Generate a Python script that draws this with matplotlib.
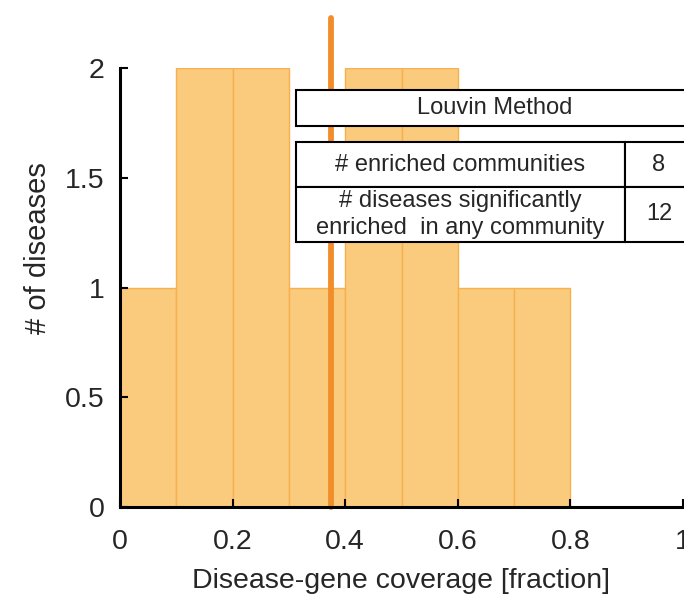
import matplotlib
matplotlib.use("Agg")
import matplotlib.pyplot as plt
from matplotlib.patches import Rectangle

plt.rcParams['font.family'] = ['Liberation Sans', 'DejaVu Sans']

# Histogram of disease-gene coverage (bin width 0.1)
bin_edges = [0.0, 0.1, 0.2, 0.3, 0.4, 0.5, 0.6, 0.7, 0.8]
counts = [1, 2, 2, 1, 2, 2, 1, 1]
mean_coverage = 0.374
mean_line_top = 2.23

x_ticks = [0, 0.2, 0.4, 0.6, 0.8, 1]
x_tick_labels = ["0", "0.2", "0.4", "0.6", "0.8", "1"]
y_ticks = [0, 0.5, 1, 1.5, 2]
y_tick_labels = ["0", "0.5", "1", "1.5", "2"]

table_title = "Louvin Method"
table_rows = ["# enriched communities",
              "# diseases significantly\nenriched  in any community"]
table_values = ["8", "12"]

text_color = '#262626'

fig = plt.figure(figsize=(6.84, 5.97), dpi=100)
ax = fig.add_axes([120/684, 1 - 507/597, 563/684, 439/597])

widths = [b - a for a, b in zip(bin_edges[:-1], bin_edges[1:])]
ax.bar(bin_edges[:-1], counts, width=widths, align='edge',
       color='#FBCB7D', edgecolor='#F6B04F', linewidth=1.0, zorder=1)

ax.plot([mean_coverage, mean_coverage], [0, mean_line_top],
        color='#F28D2B', linewidth=4.2, solid_capstyle='round',
        clip_on=False, zorder=3)

ax.set_xlim(0, 1)
ax.set_ylim(0, 2)
ax.set_xticks(x_ticks)
ax.set_xticklabels(x_tick_labels)
ax.set_yticks(y_ticks)
ax.set_yticklabels(y_tick_labels)
ax.tick_params(direction='in', length=6, width=1.5, labelsize=20.5,
               colors='black', labelcolor=text_color)
ax.tick_params(axis='x', pad=16)
ax.tick_params(axis='y', pad=11)
for side in ('top', 'right'):
    ax.spines[side].set_visible(False)
for side in ('left', 'bottom'):
    ax.spines[side].set_linewidth(2.2)
    ax.spines[side].set_zorder(4)

ax.set_xlabel("Disease-gene coverage [fraction]", fontsize=20.5,
              color=text_color, labelpad=9)
ax.set_ylabel("# of diseases", fontsize=21, color=text_color)
ax.yaxis.set_label_coords(-0.121, 0.59)

# Summary table drawn on top of the histogram
tr = ax.transAxes
x0, x1, xdiv = 0.3126, 1.0178, 0.897
lw = 1.5
table_fs = 17
ax.add_patch(Rectangle((x0, 0.868), x1 - x0, 0.950 - 0.868, transform=tr,
                       facecolor='white', edgecolor='black', linewidth=lw,
                       clip_on=False, zorder=5))
ax.text((x0 + x1) / 2, (0.868 + 0.950) / 2, table_title, transform=tr,
        ha='center', va='center', fontsize=table_fs, color=text_color, zorder=6)

row_bounds = [(0.729, 0.831), (0.604, 0.729)]
for (yb, yt), label, value in zip(row_bounds, table_rows, table_values):
    ax.add_patch(Rectangle((x0, yb), xdiv - x0, yt - yb, transform=tr,
                           facecolor='white', edgecolor='black', linewidth=lw,
                           clip_on=False, zorder=5))
    ax.add_patch(Rectangle((xdiv, yb), x1 - xdiv, yt - yb, transform=tr,
                           facecolor='white', edgecolor='black', linewidth=lw,
                           clip_on=False, zorder=5))
    ax.text((x0 + xdiv) / 2, (yb + yt) / 2, label, transform=tr,
            ha='center', va='center', fontsize=table_fs, color=text_color,
            linespacing=1.3, zorder=6)
    ax.text((xdiv + x1) / 2, (yb + yt) / 2, value, transform=tr,
            ha='center', va='center', fontsize=table_fs, color=text_color,
            zorder=6)

fig.savefig("out.png", dpi=100)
● ● ● ● ●
• EXERCISE AIM:
Write out the whole listing exactly, and drop the pictures.

• RESPONSE TO THIS EXERCISE:
Generate a Python script that draws this with matplotlib.
import matplotlib
matplotlib.use("Agg")
import matplotlib.pyplot as plt
from matplotlib.patches import Rectangle

plt.rcParams['font.family'] = ['Liberation Sans', 'DejaVu Sans']

# Histogram of disease-gene coverage (bin width 0.1)
bin_edges = [0.0, 0.1, 0.2, 0.3, 0.4, 0.5, 0.6, 0.7, 0.8]
counts = [1, 2, 2, 1, 2, 2, 1, 1]
mean_coverage = 0.374
mean_line_top = 2.23

x_ticks = [0, 0.2, 0.4, 0.6, 0.8, 1]
x_tick_labels = ["0", "0.2", "0.4", "0.6", "0.8", "1"]
y_ticks = [0, 0.5, 1, 1.5, 2]
y_tick_labels = ["0", "0.5", "1", "1.5", "2"]

table_title = "Louvin Method"
table_rows = ["# enriched communities",
              "# diseases significantly\nenriched  in any community"]
table_values = ["8", "12"]

text_color = '#262626'

fig = plt.figure(figsize=(6.84, 5.97), dpi=100)
ax = fig.add_axes([120/684, 1 - 507/597, 563/684, 439/597])

widths = [b - a for a, b in zip(bin_edges[:-1], bin_edges[1:])]
ax.bar(bin_edges[:-1], counts, width=widths, align='edge',
       color='#FBCB7D', edgecolor='#F6B04F', linewidth=1.0, zorder=1)

ax.plot([mean_coverage, mean_coverage], [0, mean_line_top],
        color='#F28D2B', linewidth=4.2, solid_capstyle='round',
        clip_on=False, zorder=3)

ax.set_xlim(0, 1)
ax.set_ylim(0, 2)
ax.set_xticks(x_ticks)
ax.set_xticklabels(x_tick_labels)
ax.set_yticks(y_ticks)
ax.set_yticklabels(y_tick_labels)
ax.tick_params(direction='in', length=6, width=1.5, labelsize=20.5,
               colors='black', labelcolor=text_color)
ax.tick_params(axis='x', pad=16)
ax.tick_params(axis='y', pad=11)
for side in ('top', 'right'):
    ax.spines[side].set_visible(False)
for side in ('left', 'bottom'):
    ax.spines[side].set_linewidth(2.2)
    ax.spines[side].set_zorder(4)

ax.set_xlabel("Disease-gene coverage [fraction]", fontsize=20.5,
              color=text_color, labelpad=9)
ax.set_ylabel("# of diseases", fontsize=21, color=text_color)
ax.yaxis.set_label_coords(-0.121, 0.59)

# Summary table drawn on top of the histogram
tr = ax.transAxes
x0, x1, xdiv = 0.3126, 1.0178, 0.897
lw = 1.5
table_fs = 17
ax.add_patch(Rectangle((x0, 0.868), x1 - x0, 0.950 - 0.868, transform=tr,
                       facecolor='white', edgecolor='black', linewidth=lw,
                       clip_on=False, zorder=5))
ax.text((x0 + x1) / 2, (0.868 + 0.950) / 2, table_title, transform=tr,
        ha='center', va='center', fontsize=table_fs, color=text_color, zorder=6)

row_bounds = [(0.729, 0.831), (0.604, 0.729)]
for (yb, yt), label, value in zip(row_bounds, table_rows, table_values):
    ax.add_patch(Rectangle((x0, yb), xdiv - x0, yt - yb, transform=tr,
                           facecolor='white', edgecolor='black', linewidth=lw,
                           clip_on=False, zorder=5))
    ax.add_patch(Rectangle((xdiv, yb), x1 - xdiv, yt - yb, transform=tr,
                           facecolor='white', edgecolor='black', linewidth=lw,
                           clip_on=False, zorder=5))
    ax.text((x0 + xdiv) / 2, (yb + yt) / 2, label, transform=tr,
            ha='center', va='center', fontsize=table_fs, color=text_color,
            linespacing=1.3, zorder=6)
    ax.text((xdiv + x1) / 2, (yb + yt) / 2, value, transform=tr,
            ha='center', va='center', fontsize=table_fs, color=text_color,
            zorder=6)

fig.savefig("out.png", dpi=100)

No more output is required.